Watched the Australian V8Supercars from The Circuit of the Americas this weekend. With Texas paying for these events wouldn't you think they would want Texas somewhere in the track name? Texas International Raceway perhaps, as corny and over used as that is, but perhaps some 1/4 mile drag strip or oval already has that. Goodness knows what it cost to fly that circus to town, and I hope Texas thinks it got its monies worth. The size of the crowd was never going to pay for it. Cars no one knows driven by people they have not heard of is not a recipe for success, ask Indycar. If possible there were even less people at Indy for Pole and Bump Days than at COTA. Does no one watch what goes on elsewhere in the world? Why do you think V8Supercars do not go to Bahrain any more, and Bahrain has more money to waste than Texas. This incredible white elephant cannot survive.
Talking of white elephants and people paying for them, Bernie is so determined to have a race in New York, or at least New Jersey looking at New York, that he is willing to pay for it.
As soon as I heard the news of Long Beach and Pook I could see this coming. Well at least the race will happen, as long as Bernie is on the outside. The German Authorities seem to have other plans, but his mates at CVC say they will stick with him, as long as he is outside. And why not, they are on a "nice little earner" as they say in the classics.

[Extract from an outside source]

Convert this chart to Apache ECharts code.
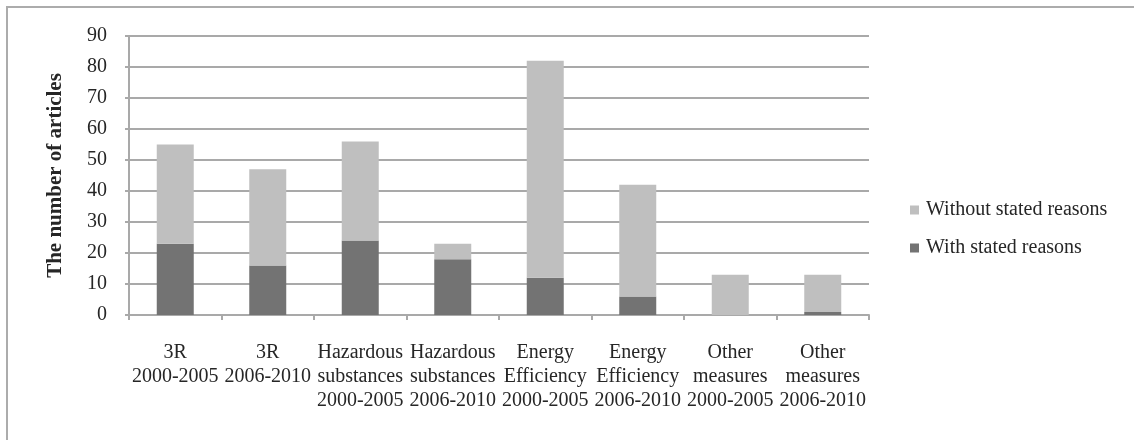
<!DOCTYPE html>
<html>
<head>
<meta charset="utf-8">
<script src="https://cdn.jsdelivr.net/npm/echarts@6/dist/echarts.min.js"></script>
<style>
  html, body { margin: 0; padding: 0; background: #fff; }
  #chart { width: 1134px; height: 440px; }
</style>
</head>
<body>
<div id="chart"></div>
<script>
// Article counts per measure and period
const categories = [
  '3R\n2000-2005', '3R\n2006-2010',
  'Hazardous\nsubstances\n2000-2005', 'Hazardous\nsubstances\n2006-2010',
  'Energy\nEfficiency\n2000-2005', 'Energy\nEfficiency\n2006-2010',
  'Other\nmeasures\n2000-2005', 'Other\nmeasures\n2006-2010'
];
const withReasons = [23, 16, 24, 18, 12, 6, 0, 1];
const withoutReasons = [32, 31, 32, 5, 70, 36, 13, 12];
const yTicks = { min: 0, max: 90, interval: 10 };

const FONT = '"Liberation Serif", "DejaVu Serif", serif';
const TEXT = '#262626';
const LINE = '#a9a9a9';

const chart = echarts.init(document.getElementById('chart'), null, { renderer: 'canvas' });
chart.setOption({
  animation: false,
  backgroundColor: '#fff',
  textStyle: { fontFamily: FONT },
  graphic: [{
    type: 'rect',
    shape: { x: 7, y: 7, width: 1140, height: 450 },
    style: { fill: 'none', stroke: '#acacac', lineWidth: 2 },
    silent: true
  }],
  grid: { left: 129, top: 36, right: 265, bottom: 125, containLabel: false },
  legend: {
    orient: 'vertical',
    left: 905,
    top: 195,
    itemWidth: 9,
    itemHeight: 9,
    itemGap: 18,
    icon: 'rect',
    data: ['Without stated reasons', 'With stated reasons'],
    textStyle: { fontFamily: FONT, fontSize: 20, lineHeight: 20, color: TEXT, padding: [0, 0, 0, 2] }
  },
  xAxis: {
    type: 'category',
    data: categories,
    axisLine: { lineStyle: { color: LINE, width: 2 } },
    axisTick: { show: true, interval: 0, length: 5, lineStyle: { color: LINE, width: 2 } },
    axisLabel: {
      interval: 0, margin: 26, fontSize: 20, lineHeight: 24,
      color: TEXT, fontFamily: FONT
    }
  },
  yAxis: {
    type: 'value',
    min: yTicks.min, max: yTicks.max, interval: yTicks.interval,
    name: 'The number of articles',
    nameLocation: 'middle',
    nameRotate: 90,
    nameGap: 63,
    nameTextStyle: { fontFamily: FONT, fontSize: 21, fontWeight: 'bold', color: TEXT },
    axisLine: { show: true, lineStyle: { color: LINE, width: 2 } },
    axisTick: { show: true, length: 4, lineStyle: { color: LINE, width: 2 } },
    axisLabel: { margin: 22, fontSize: 20, color: TEXT, fontFamily: FONT },
    splitLine: { show: true, lineStyle: { color: LINE, width: 2 } }
  },
  series: [
    {
      name: 'With stated reasons',
      type: 'bar',
      stack: 'total',
      barCategoryGap: '60%',
      data: withReasons,
      itemStyle: { color: '#737373' }
    },
    {
      name: 'Without stated reasons',
      type: 'bar',
      stack: 'total',
      barCategoryGap: '60%',
      data: withoutReasons,
      itemStyle: { color: '#bfbfbf' }
    }
  ]
});
</script>
</body>
</html>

Just returned from a quick trip to Beijing to present on a new race facility there. I went to China twenty years ago, and the change since then is amazing. Then there were millions of bicycles and the odd truck, now there are millions of new cars of every make you can name, and I mean new! The only old cars were taxis. And then there were the car showrooms next to the hotel, every performance brand you could want except BMW, but there was Schnitzer, and Rolls and Bentley.
People seem happy and prosperous, and the buildings very impressive. Did not seem like a communist country to me, born capitalists I would say. I think the US and Europe are in trouble.
Not many motorcycles though, they seem to have gone straight past them. Interesting to read Mat Oxley's piece in this month's Motor Sport about Dorna the MotoGP rights holder looking to break the manufacturers hold on the series by bringing in the CRT, the street based bike. Kenny Roberts and I talked about this twenty years ago, how the manufacturers will race what they want to sell and not what fans want to watch. Where are the two-strokes? Kenny building his own machine was part of that, but he was on his own at that time. It now seems, almost too late, that Dorna has woken up.
Kenny and I used to look to F1 where the teams were their own manufacturers, and the cars were built as pure racers, not something "relevant" to what is sold. Gone are the days, as we can look forward to 1.6 liter V 6's, because that's what the manufacturers wanted just before they bailed out of F1. Racing is better off without the manufacturers as team owners, look at Peugeot. They come and go as they please without regard for the sport. It is people like Ron Dennis and Frank Williams that have made F1 what it is, not Mercedes or Honda. F1 should just look at Indycar, and even NASCAR, to see that fans will not watch what they do not like, whatever you call it.
On a similar note, it is interesting that Nissan is entering V8Supercars. I believe Toyota tried to do this a few years ago and even went to court over being refused. V8's are popular in Oz because it is Red against Blue, Holden against Ford, it is a tribal thing. In the old ATCC days we had Nissan, BMW, Toyota involved, and yes it was big, but that was because of the personalities. Brock v Moffat and then Johnson, but still essentially Holden against Ford. If Nissan starts beating these two brands then V8's could have a problem, but now it is owned by a venture capital group they probably just see the dollars, for now.
The first days of F1 testing have come and gone with the usual suspects at the top of the time sheets, joined by Lotus, but we saw that last year didn't we? Apparently Kimi is giving the team great feedback and all seems well. Let's hope so, we would all enjoy Kimi mixing it again. But oh, aren't they ugly this year. It seems hard to me, as a non-aerodynamicist, to see the reason for the step in the nose, but they nearly all have it so it must do something. And have McLaren got it wrong? Doesn't seem so by the lap times. Let's see what Mercedes wheel out as their new car, time for them to perform. The new boys in Toro Rosso seem to be doing well, but it is all too early yet to really now who is doing what.
Over at the MotoGP tests Stoner and the Honda started where they left off last year, in front. Rossi is happier with the Ducatti and even talks of podiums, but no wins you notice. He is still about a second off the pace, which is a lot better than the CRT teams who are 5-10 seconds off. So much for equalizing the performance, no one is going to want to claim these yet. At those speeds a Moto2 might be the machine to have.